The Journal I Did Not Keep
New and Selected Writing
Lore Segal, Catherine Lacey
"For almost six decades Segal has quietly produced some of the best fiction and essays in American literature, as this generous sampler attests."—The New York Times
"Segal is a monumental writer, one of the finest of her generation; this lovely collection is a fine introduction to her work."—Kirkus Reviews
A DEFINITIVE COLLECTION FROM ONE OF AMERICA'S FINEST WRITERS—INCLUDING NEW AND NEVER-BEFORE-COLLECTED WORK
From the award-winning New Yorker writer comes this essential volume spanning almost six decades.
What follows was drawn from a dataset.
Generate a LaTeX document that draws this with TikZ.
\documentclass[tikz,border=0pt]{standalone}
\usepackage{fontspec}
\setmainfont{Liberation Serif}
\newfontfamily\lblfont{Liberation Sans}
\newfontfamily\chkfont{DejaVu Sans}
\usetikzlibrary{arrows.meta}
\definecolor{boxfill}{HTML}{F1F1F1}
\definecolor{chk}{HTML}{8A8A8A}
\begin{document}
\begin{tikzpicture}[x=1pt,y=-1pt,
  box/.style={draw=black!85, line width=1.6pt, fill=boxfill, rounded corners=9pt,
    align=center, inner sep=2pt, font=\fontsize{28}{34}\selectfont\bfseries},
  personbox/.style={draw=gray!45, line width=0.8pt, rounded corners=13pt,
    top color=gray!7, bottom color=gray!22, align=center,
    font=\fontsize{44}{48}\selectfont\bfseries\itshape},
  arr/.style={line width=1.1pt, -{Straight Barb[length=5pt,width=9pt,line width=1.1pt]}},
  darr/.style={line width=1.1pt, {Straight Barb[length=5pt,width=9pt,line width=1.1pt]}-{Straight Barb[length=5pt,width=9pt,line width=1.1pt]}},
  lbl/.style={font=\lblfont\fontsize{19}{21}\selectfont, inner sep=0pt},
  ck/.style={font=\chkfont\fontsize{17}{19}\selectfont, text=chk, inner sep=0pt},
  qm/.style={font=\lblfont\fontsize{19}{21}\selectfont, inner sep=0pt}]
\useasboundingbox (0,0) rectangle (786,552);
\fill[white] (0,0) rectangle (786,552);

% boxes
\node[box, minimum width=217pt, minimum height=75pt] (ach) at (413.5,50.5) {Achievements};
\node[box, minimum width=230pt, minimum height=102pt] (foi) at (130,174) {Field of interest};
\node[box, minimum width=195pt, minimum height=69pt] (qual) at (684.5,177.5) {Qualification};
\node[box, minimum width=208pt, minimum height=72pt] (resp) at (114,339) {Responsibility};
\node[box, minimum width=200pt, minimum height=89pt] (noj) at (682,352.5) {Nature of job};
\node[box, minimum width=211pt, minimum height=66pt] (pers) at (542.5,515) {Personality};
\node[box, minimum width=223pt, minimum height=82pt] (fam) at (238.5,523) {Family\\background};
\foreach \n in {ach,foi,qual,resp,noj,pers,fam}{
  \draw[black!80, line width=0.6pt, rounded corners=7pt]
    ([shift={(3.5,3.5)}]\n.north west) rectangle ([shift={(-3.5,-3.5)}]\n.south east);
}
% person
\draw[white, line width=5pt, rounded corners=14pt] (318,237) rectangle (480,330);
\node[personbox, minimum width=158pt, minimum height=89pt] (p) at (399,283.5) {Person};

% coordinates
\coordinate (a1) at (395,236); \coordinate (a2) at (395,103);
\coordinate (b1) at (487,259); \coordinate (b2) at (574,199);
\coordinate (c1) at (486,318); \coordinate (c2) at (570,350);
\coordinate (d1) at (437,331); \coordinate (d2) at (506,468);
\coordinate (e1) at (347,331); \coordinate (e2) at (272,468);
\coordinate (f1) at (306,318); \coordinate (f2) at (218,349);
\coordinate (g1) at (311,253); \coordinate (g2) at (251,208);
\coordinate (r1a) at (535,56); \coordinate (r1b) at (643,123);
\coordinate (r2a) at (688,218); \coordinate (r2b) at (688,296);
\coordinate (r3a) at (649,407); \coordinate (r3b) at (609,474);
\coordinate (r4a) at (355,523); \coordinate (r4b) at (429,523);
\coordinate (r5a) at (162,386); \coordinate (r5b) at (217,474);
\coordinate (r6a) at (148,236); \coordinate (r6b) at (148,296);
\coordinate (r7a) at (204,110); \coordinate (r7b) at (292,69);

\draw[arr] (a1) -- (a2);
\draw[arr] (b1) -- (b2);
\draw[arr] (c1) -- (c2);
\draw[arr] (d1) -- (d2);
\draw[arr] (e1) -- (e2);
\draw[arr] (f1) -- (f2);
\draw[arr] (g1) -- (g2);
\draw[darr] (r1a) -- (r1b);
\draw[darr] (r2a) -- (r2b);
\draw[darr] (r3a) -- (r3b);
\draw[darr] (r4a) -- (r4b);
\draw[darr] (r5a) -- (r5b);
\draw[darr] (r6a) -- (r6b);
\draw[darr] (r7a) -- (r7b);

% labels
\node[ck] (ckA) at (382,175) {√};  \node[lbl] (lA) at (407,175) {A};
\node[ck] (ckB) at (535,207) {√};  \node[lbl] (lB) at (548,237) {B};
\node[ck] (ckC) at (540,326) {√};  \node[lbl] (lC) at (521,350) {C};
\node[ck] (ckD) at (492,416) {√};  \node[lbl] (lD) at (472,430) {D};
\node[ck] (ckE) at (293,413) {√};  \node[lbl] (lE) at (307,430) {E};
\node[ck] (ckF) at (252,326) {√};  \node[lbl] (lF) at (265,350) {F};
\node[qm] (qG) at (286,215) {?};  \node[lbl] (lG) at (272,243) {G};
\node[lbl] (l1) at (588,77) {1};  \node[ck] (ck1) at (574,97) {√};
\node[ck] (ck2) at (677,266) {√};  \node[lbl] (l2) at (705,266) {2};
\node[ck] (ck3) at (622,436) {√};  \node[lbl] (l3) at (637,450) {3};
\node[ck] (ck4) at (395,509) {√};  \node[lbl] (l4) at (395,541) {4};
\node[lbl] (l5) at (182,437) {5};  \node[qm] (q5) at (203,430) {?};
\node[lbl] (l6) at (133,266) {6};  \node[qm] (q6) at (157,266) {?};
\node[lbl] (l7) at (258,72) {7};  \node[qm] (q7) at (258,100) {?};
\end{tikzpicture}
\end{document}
Admired for “a voice unlike any other” (Cynthia Ozick) and a style both “wry and poignant” (The New Yorker), Lore Segal is a master literary stylist.
This volume collects some of her finest work—including new and uncollected writing—and selections from her novels, stories, and essays.
From her very first story—which appeared in The New Yorker in 1961—to today, Segal’s voice has been unique in contemporary American literature: Hilarious and urbane, heartbreaking and profound, keen and utterly unsentimental.
Segal has often used her own biography as both subject and inspiration: At age ten she was sent on the Kindertransport from Vienna to England to escape the Nazi invasion of Austria; grew up among English foster families; and eventually made her way to the United States. This experience was the impetus for her first novel, Other People’s Houses, and one that she has revisited throughout her career.
From that beginning, Segal’s writing has ranged widely across form as well as subject matter. Her flawless prose and light touch belie the rigor and intelligence she brings to her art—qualities that were not missed by the New York Times reviewer who pointedly observed, “though it was not written by a man . . . Segal may have come closer than anyone to writing The Great American Novel.”
With this volume comes a long-awaited career retrospective of an important American Writer.